Extract the full listing verbatim and drop any pictures from your copy.

─── RECORDS TO PROCESS ───

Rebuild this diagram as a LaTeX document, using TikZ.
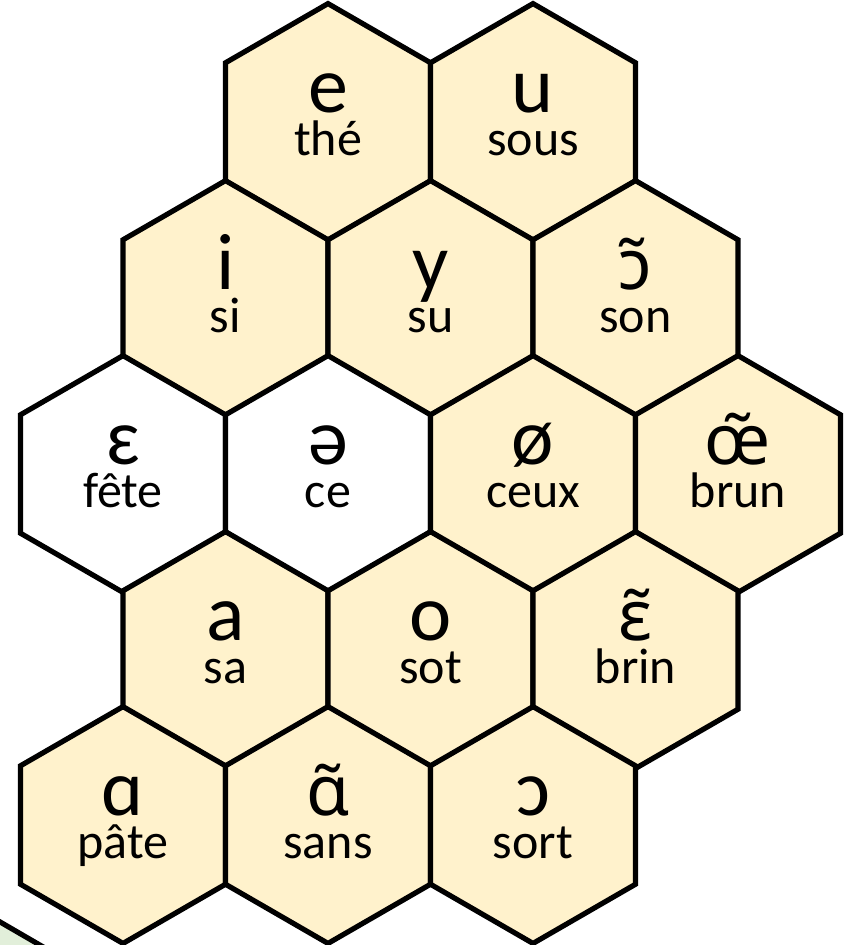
\documentclass[tikz,border=0pt]{standalone}
\usepackage{fontspec}
\setmainfont{Carlito}
\newfontfamily\tildefont{Noto Sans}
\definecolor{hexgold}{HTML}{FFF2CC}
\definecolor{hexgreen}{HTML}{E2EFDA}
\tikzset{
  hexline/.style={draw=black, line width=5.2pt, line join=miter},
  symtext/.style={anchor=base, inner sep=0pt, text depth=0pt, font=\fontsize{80}{80}\selectfont},
  wordtext/.style={anchor=base, inner sep=0pt, text height=36pt, font=\fontsize{50}{50}\selectfont},
}
\newcommand\tsym[1]{{\tildefont\fontsize{70}{70}\selectfont #1}}
\newcommand\hexcell[6]{%
  \draw[hexline, fill=#4, shift={(#2,-#3)}] (90:118.4) -- (30:118.4) -- (-30:118.4) -- (-90:118.4) -- (-150:118.4) -- (150:118.4) -- cycle;
  \coordinate (#1) at (#2,-#3);
  \node[symtext] (#1-sym) at (#2,-#3+10) {#5};
  \node[wordtext] (#1-word) at (#2,-#3-33) {#6};
}
\begin{document}
\begin{tikzpicture}[x=1pt,y=1pt]
\useasboundingbox (0,0) rectangle (844,-945);
% partial green cell at bottom-left corner
\begin{scope}
\clip (0,0) rectangle (844,-945);
\fill[hexgreen] (0,-922) -- (40,-945) -- (0,-945) -- cycle;
\draw[hexline] (-5,-919) -- (45,-948);
\end{scope}
\hexcell{e}{328}{122}{hexgold}{e}{thé}
\hexcell{u}{533}{122}{hexgold}{u}{sous}
\hexcell{i}{225.5}{299}{hexgold}{i}{si}
\hexcell{y}{430.5}{299}{hexgold}{y}{su}
\hexcell{on}{635.5}{299}{hexgold}{\tsym{ɔ̃}}{son}
\hexcell{eps}{123}{474}{white}{ɛ}{fête}
\hexcell{schwa}{328}{474}{white}{ə}{ce}
\hexcell{oe}{533}{474}{hexgold}{ø}{ceux}
\hexcell{un}{738}{474}{hexgold}{\tsym{œ̃}}{brun}
\hexcell{a}{225.5}{650}{hexgold}{a}{sa}
\hexcell{o}{430.5}{650}{hexgold}{o}{sot}
\hexcell{in}{635.5}{650}{hexgold}{\tsym{ɛ̃}}{brin}
\hexcell{aa}{123}{825}{hexgold}{ɑ}{pâte}
\hexcell{an}{328}{825}{hexgold}{\tsym{ɑ̃}}{sans}
\hexcell{oo}{533}{825}{hexgold}{ɔ}{sort}
\end{tikzpicture}
\end{document}
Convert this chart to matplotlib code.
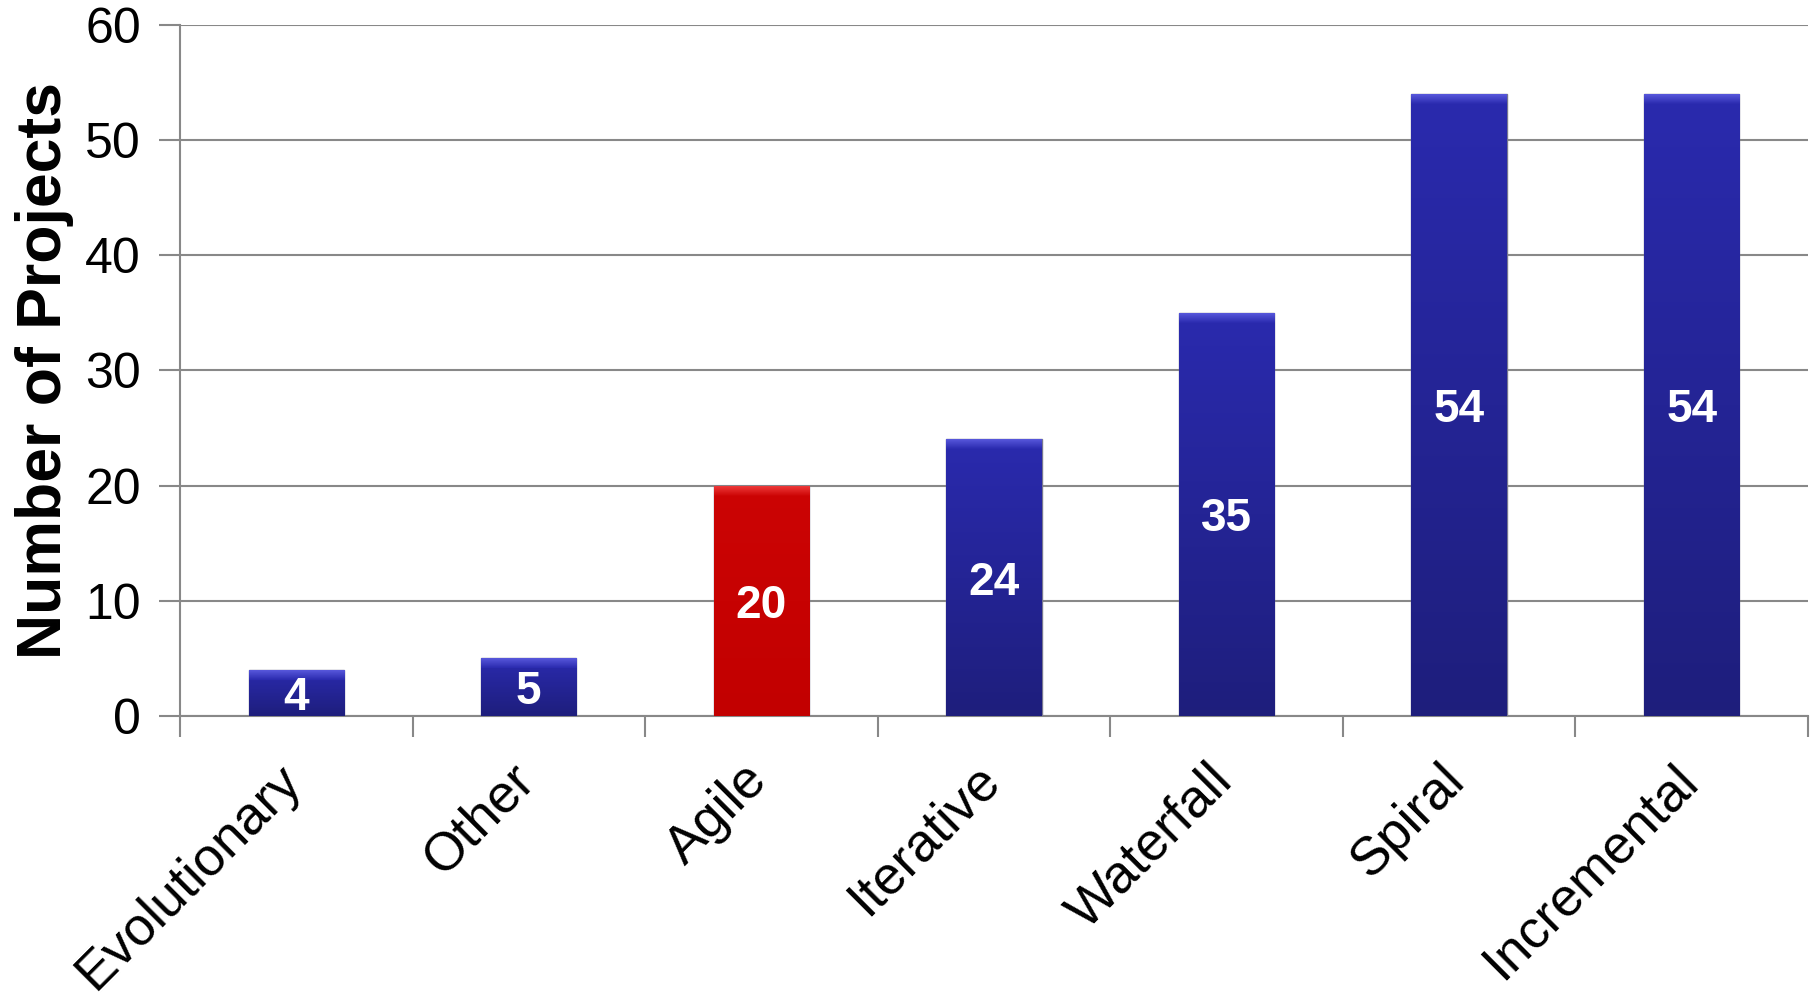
import numpy as np
import matplotlib.pyplot as plt
from matplotlib.colors import LinearSegmentedColormap
from matplotlib.transforms import ScaledTranslation

plt.rcParams['font.family'] = ['Liberation Sans', 'DejaVu Sans']

categories = ['Evolutionary', 'Other', 'Agile', 'Iterative', 'Waterfall', 'Spiral', 'Incremental']
counts = [4, 5, 20, 24, 35, 54, 54]
highlight = 'Agile'

blue_top, blue_bot, blue_bev = '#2A2AAE', '#1E1E7C', '#5858DC'
red_top, red_bot, red_bev = '#CC0404', '#C20000', '#EE3A3A'

fig = plt.figure(figsize=(18.14, 9.97), dpi=100)
ax = fig.add_axes([0.0992, 0.282, 0.8975, 0.693])
ax.set_xlim(-0.5, len(categories) - 0.5)
ax.set_ylim(0, 60)

x = np.arange(len(categories))
colors = [red_top if c == highlight else blue_top for c in categories]
bars = ax.bar(x, counts, width=0.41, color=colors, edgecolor='#77778f', linewidth=1.0, zorder=3)

# about 10 px of bevel at the top of each bar, in data units
px_per_unit = (ax.transData.transform((0, 1))[1] - ax.transData.transform((0, 0))[1])
bev = 10 / px_per_unit

grad = np.linspace(0, 1, 256).reshape(-1, 1)
for b, c in zip(bars, categories):
    if c == highlight:
        cmap = LinearSegmentedColormap.from_list('r', [red_bot, red_top])
        bev_c = red_bev
    else:
        cmap = LinearSegmentedColormap.from_list('b', [blue_bot, blue_top])
        bev_c = blue_bev
    x0, y0, w, h = b.get_x(), b.get_y(), b.get_width(), b.get_height()
    im = ax.imshow(grad, cmap=cmap, aspect='auto', origin='lower',
                   extent=[x0, x0 + w, y0, y0 + h], zorder=3.5)
    im.set_clip_path(b)
    bcmap = LinearSegmentedColormap.from_list('bev', [cmap(1.0), bev_c])
    im2 = ax.imshow(grad, cmap=bcmap, aspect='auto', origin='lower',
                    extent=[x0, x0 + w, y0 + h - bev, y0 + h], zorder=3.6)
    im2.set_clip_path(b)
    ax.text(x0 + w / 2, h / 2, str(int(h)), ha='center', va='center_baseline',
            color='white', fontsize=33, fontweight='bold', zorder=5)

ax.set_yticks(range(0, 61, 10))
ax.tick_params(axis='y', labelsize=36, length=15, width=1.5, color='#888888', pad=13)
ax.set_xticks(x)
ax.set_xticklabels(categories, rotation=45, ha='right', va='top', rotation_mode='anchor', fontsize=38.5)
ax.tick_params(axis='x', length=0, pad=28)
shift = ScaledTranslation(-0.2, 0, fig.dpi_scale_trans)
for lab in ax.get_xticklabels():
    lab.set_transform(lab.get_transform() + shift)
# category separator ticks
ax.set_xticks(np.arange(-0.5, len(categories), 1), minor=True)
ax.tick_params(axis='x', which='minor', length=15, width=1.5, color='#888888')

ax.grid(axis='y', color='#888888', linewidth=1.5, zorder=0)
ax.set_axisbelow(True)
for s in ['top', 'right']:
    ax.spines[s].set_visible(False)
ax.spines['left'].set_color('#888888')
ax.spines['left'].set_linewidth(1.5)
ax.spines['bottom'].set_color('#888888')
ax.spines['bottom'].set_linewidth(1.5)

ax.set_ylabel('Number of Projects', fontsize=45, fontweight='bold')
ax.yaxis.set_label_coords(-0.065, 0.5)

fig.savefig('out.png', dpi=100)
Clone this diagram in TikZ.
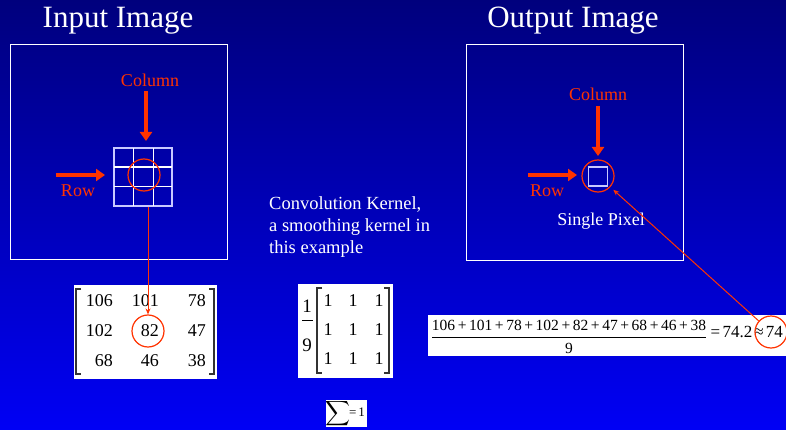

───

ANSWER IN FULL:
Rebuild this diagram as a LaTeX document, using TikZ.
\documentclass[tikz,border=0pt]{standalone}
\usepackage{fontspec}
\setmainfont{Carlito}
\newfontfamily\tildefont{Noto Sans}
\definecolor{hexgold}{HTML}{FFF2CC}
\definecolor{hexgreen}{HTML}{E2EFDA}
\tikzset{
  hexline/.style={draw=black, line width=5.2pt, line join=miter},
  symtext/.style={anchor=base, inner sep=0pt, text depth=0pt, font=\fontsize{80}{80}\selectfont},
  wordtext/.style={anchor=base, inner sep=0pt, text height=36pt, font=\fontsize{50}{50}\selectfont},
}
\newcommand\tsym[1]{{\tildefont\fontsize{70}{70}\selectfont #1}}
\newcommand\hexcell[6]{%
  \draw[hexline, fill=#4, shift={(#2,-#3)}] (90:118.4) -- (30:118.4) -- (-30:118.4) -- (-90:118.4) -- (-150:118.4) -- (150:118.4) -- cycle;
  \coordinate (#1) at (#2,-#3);
  \node[symtext] (#1-sym) at (#2,-#3+10) {#5};
  \node[wordtext] (#1-word) at (#2,-#3-33) {#6};
}
\begin{document}
\begin{tikzpicture}[x=1pt,y=1pt]
\useasboundingbox (0,0) rectangle (844,-945);
% partial green cell at bottom-left corner
\begin{scope}
\clip (0,0) rectangle (844,-945);
\fill[hexgreen] (0,-922) -- (40,-945) -- (0,-945) -- cycle;
\draw[hexline] (-5,-919) -- (45,-948);
\end{scope}
\hexcell{e}{328}{122}{hexgold}{e}{thé}
\hexcell{u}{533}{122}{hexgold}{u}{sous}
\hexcell{i}{225.5}{299}{hexgold}{i}{si}
\hexcell{y}{430.5}{299}{hexgold}{y}{su}
\hexcell{on}{635.5}{299}{hexgold}{\tsym{ɔ̃}}{son}
\hexcell{eps}{123}{474}{white}{ɛ}{fête}
\hexcell{schwa}{328}{474}{white}{ə}{ce}
\hexcell{oe}{533}{474}{hexgold}{ø}{ceux}
\hexcell{un}{738}{474}{hexgold}{\tsym{œ̃}}{brun}
\hexcell{a}{225.5}{650}{hexgold}{a}{sa}
\hexcell{o}{430.5}{650}{hexgold}{o}{sot}
\hexcell{in}{635.5}{650}{hexgold}{\tsym{ɛ̃}}{brin}
\hexcell{aa}{123}{825}{hexgold}{ɑ}{pâte}
\hexcell{an}{328}{825}{hexgold}{\tsym{ɑ̃}}{sans}
\hexcell{oo}{533}{825}{hexgold}{ɔ}{sort}
\end{tikzpicture}
\end{document}
Convert this chart to matplotlib code.
import numpy as np
import matplotlib.pyplot as plt
from matplotlib.colors import LinearSegmentedColormap
from matplotlib.transforms import ScaledTranslation

plt.rcParams['font.family'] = ['Liberation Sans', 'DejaVu Sans']

categories = ['Evolutionary', 'Other', 'Agile', 'Iterative', 'Waterfall', 'Spiral', 'Incremental']
counts = [4, 5, 20, 24, 35, 54, 54]
highlight = 'Agile'

blue_top, blue_bot, blue_bev = '#2A2AAE', '#1E1E7C', '#5858DC'
red_top, red_bot, red_bev = '#CC0404', '#C20000', '#EE3A3A'

fig = plt.figure(figsize=(18.14, 9.97), dpi=100)
ax = fig.add_axes([0.0992, 0.282, 0.8975, 0.693])
ax.set_xlim(-0.5, len(categories) - 0.5)
ax.set_ylim(0, 60)

x = np.arange(len(categories))
colors = [red_top if c == highlight else blue_top for c in categories]
bars = ax.bar(x, counts, width=0.41, color=colors, edgecolor='#77778f', linewidth=1.0, zorder=3)

# about 10 px of bevel at the top of each bar, in data units
px_per_unit = (ax.transData.transform((0, 1))[1] - ax.transData.transform((0, 0))[1])
bev = 10 / px_per_unit

grad = np.linspace(0, 1, 256).reshape(-1, 1)
for b, c in zip(bars, categories):
    if c == highlight:
        cmap = LinearSegmentedColormap.from_list('r', [red_bot, red_top])
        bev_c = red_bev
    else:
        cmap = LinearSegmentedColormap.from_list('b', [blue_bot, blue_top])
        bev_c = blue_bev
    x0, y0, w, h = b.get_x(), b.get_y(), b.get_width(), b.get_height()
    im = ax.imshow(grad, cmap=cmap, aspect='auto', origin='lower',
                   extent=[x0, x0 + w, y0, y0 + h], zorder=3.5)
    im.set_clip_path(b)
    bcmap = LinearSegmentedColormap.from_list('bev', [cmap(1.0), bev_c])
    im2 = ax.imshow(grad, cmap=bcmap, aspect='auto', origin='lower',
                    extent=[x0, x0 + w, y0 + h - bev, y0 + h], zorder=3.6)
    im2.set_clip_path(b)
    ax.text(x0 + w / 2, h / 2, str(int(h)), ha='center', va='center_baseline',
            color='white', fontsize=33, fontweight='bold', zorder=5)

ax.set_yticks(range(0, 61, 10))
ax.tick_params(axis='y', labelsize=36, length=15, width=1.5, color='#888888', pad=13)
ax.set_xticks(x)
ax.set_xticklabels(categories, rotation=45, ha='right', va='top', rotation_mode='anchor', fontsize=38.5)
ax.tick_params(axis='x', length=0, pad=28)
shift = ScaledTranslation(-0.2, 0, fig.dpi_scale_trans)
for lab in ax.get_xticklabels():
    lab.set_transform(lab.get_transform() + shift)
# category separator ticks
ax.set_xticks(np.arange(-0.5, len(categories), 1), minor=True)
ax.tick_params(axis='x', which='minor', length=15, width=1.5, color='#888888')

ax.grid(axis='y', color='#888888', linewidth=1.5, zorder=0)
ax.set_axisbelow(True)
for s in ['top', 'right']:
    ax.spines[s].set_visible(False)
ax.spines['left'].set_color('#888888')
ax.spines['left'].set_linewidth(1.5)
ax.spines['bottom'].set_color('#888888')
ax.spines['bottom'].set_linewidth(1.5)

ax.set_ylabel('Number of Projects', fontsize=45, fontweight='bold')
ax.yaxis.set_label_coords(-0.065, 0.5)

fig.savefig('out.png', dpi=100)
Clone this diagram in TikZ.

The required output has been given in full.